Donnie’s home is set in a suburban setting, with his neighbors gather behind the police lines while the jet engine is hauled away on a flat-bed truck and the FBI is questioning the Darko family. After the incident, Donnie goes about his days at high school, sometimes getting into trouble, but does get a girlfriend, played by Jena Malone. His parents are supportive, with his mother, Rose, played by Mary McDonnell, being the sensible and cheerful type, and his father, Eddie, played by Holmes Osborne, is one coolheaded dude. Donnie is the middle child, with Elizabeth as his oldest and Samantha, played by Daveigh Chase, as his youngest sister.
From there, the movie takes us down a rabbit hole full of twists and turns and wonderment. This includes frequent, yet disturbing visits by Frank the Bunny, talk of time travel, and even the ability of Donnie himself to see time lines while he’s in front of his family, that appear as semi-transparent liquid arrows, leading them into their future.
The movie does have an ending, yet it is an ambiguous one.

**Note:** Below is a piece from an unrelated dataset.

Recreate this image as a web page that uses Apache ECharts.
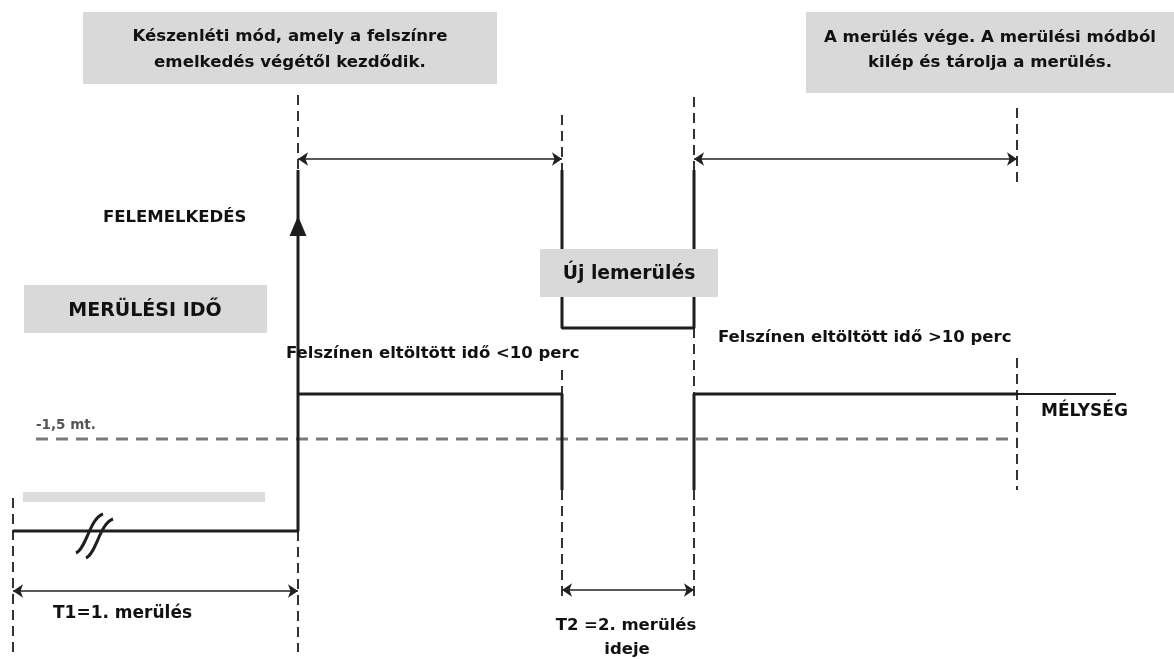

There are countless blogs/articles/forum discussions about the ending and about this movie over-all. While it only made $7.3 million worldwide, the movie has developed a cult following and did receive much critical acclaim.
Donnie Darko is a thought-provoking, whirlwind of a film. It was Richard Kelly’s first feature film and it is a shame that no big movie studio has snatched him up and given him a shot at directing a big budget film. Even filmaker, Kevin Smith, thinks that Hollywood is missing out on an opportunity, when he said in a 2016 interview: “Richard can be one of our greatest filmmakers. He is right now, but just a lot of people don’t realize it. He’s still a kid, and someone needs to (Christopher) Nolan that kid.”
I do hope someday soon, Richard Kelly does get his chance, but for now, I’m thankful that he gave us Donne Darko.